Search code examples
amazon-s3amazon-sesmime-message

How to properly parse MimeMessage?


We are using Amazon Simple Email Service for receiving emails that store emails on S3. The stored messages are in MIME format version 1.0 in some cases "bcc", "cc", and "to" are empty in the MIME message.

Is it safe to parse the Reciever header and get the "for" value?

Received: from [email protected] (mout.perfora.net [74.208.4.197])
 by inbound-smtp.eu-west-1.amazonaws.com with SMTP id i9345l5jt652cm6mnupeorc57rfmf7p6me31ca01
 for **[email protected]**;
 Mon, 14 Nov 2022 18:41:44 +0000 (UTC)

Solution

  • If I can imagine, the only that situation is when you use some strange email service provider (that does not use the casual standard way) and you add your email address to the BCC of the email.

    If you want to exactly get the way that the mail was sent to you I would suggest also a different solution. There is a useful In-Reply-To header, which is passed in the replies in the most common email services. By usage of this (if you add it to the sender email), then it would be passed on so you could have exactly the id of the message or just an email address if its enough.

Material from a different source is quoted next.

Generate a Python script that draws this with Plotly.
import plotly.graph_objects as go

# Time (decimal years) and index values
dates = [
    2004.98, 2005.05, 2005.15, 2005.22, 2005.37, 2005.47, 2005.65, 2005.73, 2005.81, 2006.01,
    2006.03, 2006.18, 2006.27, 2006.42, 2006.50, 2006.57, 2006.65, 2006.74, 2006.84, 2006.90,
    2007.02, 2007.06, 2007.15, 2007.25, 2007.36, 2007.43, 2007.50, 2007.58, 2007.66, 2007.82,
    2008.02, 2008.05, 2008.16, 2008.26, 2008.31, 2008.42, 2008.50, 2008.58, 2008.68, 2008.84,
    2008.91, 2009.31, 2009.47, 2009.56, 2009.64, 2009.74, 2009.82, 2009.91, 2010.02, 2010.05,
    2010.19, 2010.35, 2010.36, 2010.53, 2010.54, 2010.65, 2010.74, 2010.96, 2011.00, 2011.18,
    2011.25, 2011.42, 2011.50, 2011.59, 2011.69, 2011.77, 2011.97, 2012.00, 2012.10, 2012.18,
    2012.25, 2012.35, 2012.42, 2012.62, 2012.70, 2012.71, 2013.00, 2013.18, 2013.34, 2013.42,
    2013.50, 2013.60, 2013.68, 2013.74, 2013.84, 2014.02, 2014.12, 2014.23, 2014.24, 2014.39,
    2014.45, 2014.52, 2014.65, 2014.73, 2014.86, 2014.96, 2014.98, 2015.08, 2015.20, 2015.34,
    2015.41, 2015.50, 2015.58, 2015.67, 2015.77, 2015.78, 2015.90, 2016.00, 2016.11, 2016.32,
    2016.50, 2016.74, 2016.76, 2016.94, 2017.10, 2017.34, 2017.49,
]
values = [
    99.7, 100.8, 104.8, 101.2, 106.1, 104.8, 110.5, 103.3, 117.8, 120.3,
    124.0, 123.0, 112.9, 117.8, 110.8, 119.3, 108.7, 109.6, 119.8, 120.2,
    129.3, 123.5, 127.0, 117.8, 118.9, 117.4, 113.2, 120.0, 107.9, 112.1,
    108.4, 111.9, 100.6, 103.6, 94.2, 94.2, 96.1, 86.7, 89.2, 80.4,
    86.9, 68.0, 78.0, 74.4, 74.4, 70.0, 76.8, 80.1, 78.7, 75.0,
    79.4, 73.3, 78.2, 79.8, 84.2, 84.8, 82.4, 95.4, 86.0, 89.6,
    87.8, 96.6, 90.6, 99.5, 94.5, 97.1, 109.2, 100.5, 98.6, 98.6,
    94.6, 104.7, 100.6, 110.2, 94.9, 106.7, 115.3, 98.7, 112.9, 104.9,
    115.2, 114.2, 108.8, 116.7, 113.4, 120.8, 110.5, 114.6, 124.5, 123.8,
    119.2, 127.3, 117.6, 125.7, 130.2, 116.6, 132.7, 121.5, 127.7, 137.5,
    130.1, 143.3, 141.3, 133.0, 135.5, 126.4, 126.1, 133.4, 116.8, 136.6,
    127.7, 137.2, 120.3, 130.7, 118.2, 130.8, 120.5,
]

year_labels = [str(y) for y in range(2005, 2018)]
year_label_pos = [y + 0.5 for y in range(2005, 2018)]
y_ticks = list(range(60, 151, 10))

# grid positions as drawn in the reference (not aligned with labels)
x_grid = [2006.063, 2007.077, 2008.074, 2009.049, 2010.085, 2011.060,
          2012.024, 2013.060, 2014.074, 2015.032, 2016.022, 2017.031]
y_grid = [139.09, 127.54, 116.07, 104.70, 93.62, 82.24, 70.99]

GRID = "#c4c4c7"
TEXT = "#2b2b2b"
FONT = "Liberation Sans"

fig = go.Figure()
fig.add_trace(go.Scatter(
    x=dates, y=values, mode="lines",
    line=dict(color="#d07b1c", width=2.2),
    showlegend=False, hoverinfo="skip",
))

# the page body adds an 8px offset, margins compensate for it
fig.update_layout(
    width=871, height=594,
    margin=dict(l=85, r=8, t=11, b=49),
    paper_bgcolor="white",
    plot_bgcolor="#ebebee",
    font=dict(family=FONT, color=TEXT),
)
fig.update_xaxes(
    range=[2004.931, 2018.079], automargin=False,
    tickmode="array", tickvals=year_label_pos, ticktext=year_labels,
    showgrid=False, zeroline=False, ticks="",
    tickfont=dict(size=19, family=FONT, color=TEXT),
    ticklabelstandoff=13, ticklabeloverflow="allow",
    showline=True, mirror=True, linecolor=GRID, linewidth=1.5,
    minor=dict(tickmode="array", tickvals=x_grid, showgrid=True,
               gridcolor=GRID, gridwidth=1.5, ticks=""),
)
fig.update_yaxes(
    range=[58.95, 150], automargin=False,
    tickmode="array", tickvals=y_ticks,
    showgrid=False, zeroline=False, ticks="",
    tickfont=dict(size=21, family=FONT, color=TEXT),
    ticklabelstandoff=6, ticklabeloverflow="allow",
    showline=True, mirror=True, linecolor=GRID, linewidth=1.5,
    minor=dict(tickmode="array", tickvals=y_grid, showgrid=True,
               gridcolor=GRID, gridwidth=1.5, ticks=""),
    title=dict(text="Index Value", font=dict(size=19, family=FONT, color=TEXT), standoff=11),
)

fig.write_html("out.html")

    On the other hand if you would like to handle the situations when someone creates the email completely by themselves (and you are 100% sure that there are no “To, CC, BCC” fields, the first thing that I would do is thoroughly analyse the email headers that are there. There is other email headers that might be added such as Delivered-To, which will be for sure easier to analyse. If those are unavailable, you have no choice, however I believe that are rare cases (handling it would require a separate regex which is possible, however its kind of overengineering).

    My main advice:

    1. focus on finding other headers
    2. analyse firstly all of the headers in the email and use those - you dont have to worry about custom regexes
    3. if nothing works - you have no other choice :)